Limited impact on savings and international travel
For the average Russian, the concept of “savings” starts with a modest figure of 250,000 rubles, or $4,200 at the current exchange rate. Many Russians hoard their cash at home in preparation for a large purchase. According to various polls, between 4 and 7 percent of Russians keep at least some of their savings in forex. The rest of the population trusts the ruble, in which they earn their salaries (up to 2 percent of Russians earn foreign currency-denominated salaries) and make payments. Therefore, the seemingly thoughtless statement that, for example, “I have never had that currency and I don’t care about the dollar” is quite a widespread everyday opinion.
Of course, people are still interested in the exchange rate itself – more than half of Russians are keeping abreast of events as they unfold. But still, people are watching it as if from afar, as if it were something that primarily affects “spoiled Muscovites” or simply rich people, who have never been much loved in Russia.

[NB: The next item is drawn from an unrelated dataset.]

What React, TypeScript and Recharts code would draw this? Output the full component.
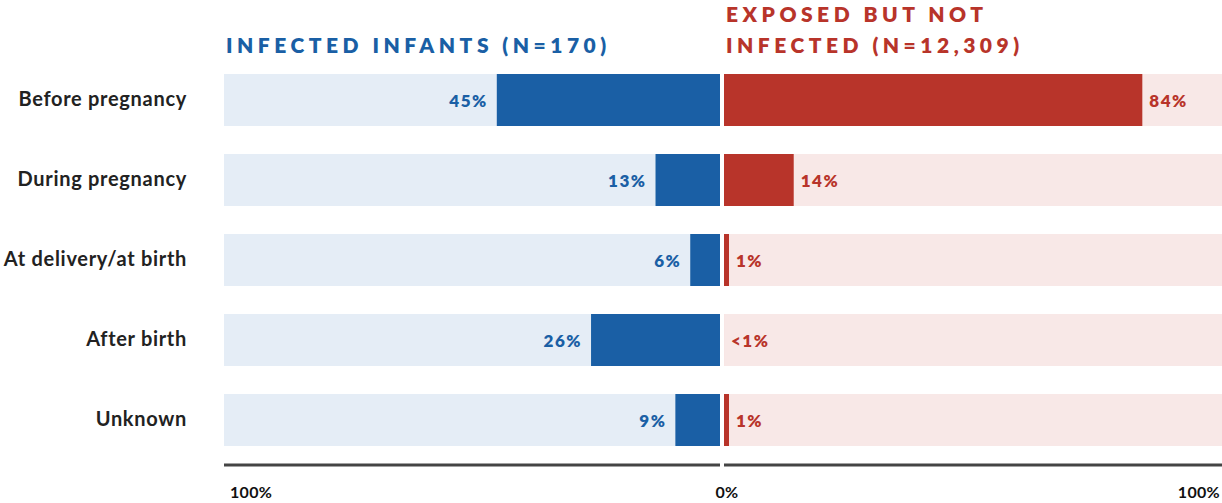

Even from the perspective of international travel, the devaluation has a limited direct impact. Some 15 percent of Russians have a foreign passport, the overwhelming majority of whom are people who go to Turkey or Egypt once a year. Between 3 and 5 percent of Russians regularly travel to the West, and those people are already sufficiently well versed in finance to minimize their currency risks and to refrain from succumbing to panic. Prior to the devaluation, bank defaults and the sad experience of all sorts of financial pyramids taught valuable lessons.
With respect to the devaluation’s impact on prices, there is indeed an effect, and it will be even stronger in the coming months. However, the ruble’s 10 percent decline against the dollar adds approximately 1 percent to inflation. The rest of the inflationary rise is rooted in the Russian economy itself, with its insufficient diversification, excessive monopolization, and lack of competition. However, even a 20-30 percent price increase won’t bring people out onto the streets, because this phenomenon is nothing surprising or new for Russia.
Russians put their faith in the government
What makes the current situation unique is that the president and the government are taking advantage of the unprecedented level of public trust in them. The government has never enjoyed this much trust in the entire post-Soviet period. Most Russians believe that Russia has been in the right in its confrontation with the West from the very start, and that attitudes toward Russia are unfair and hypocritical. To put it shortly, quoting a phrase that has become one of the most popular linguistic memes of 2014 in Russia, “Crimea is ours!”
Right now, at least 80 percent of Russians (according to a Levada Center poll at the end of November) trust the president, which is a 150 percent increase for the year. The percentage of Russians who think Putin does not deserve to be trusted has fallen from 12 percent to 4 percent. In contrast with previous years, rising trust in the president is being accompanied by rising trust in other institutions of authority. This year, 46 percent of Russians started to trust the government, compared to 30 percent last year. Russians are also inclined to trust the church, the army, and the security services.
Political parties, the police, and the local authorities enjoy the least trust, but none of them have any real relation to the events going on in the Russian economy in general and on the forex market in particular. In light of the war in Ukraine, Russians are so trustful of the authorities that the ruble’s dramatic battle against the dollar is not yet considered worthy of serious mass unrest.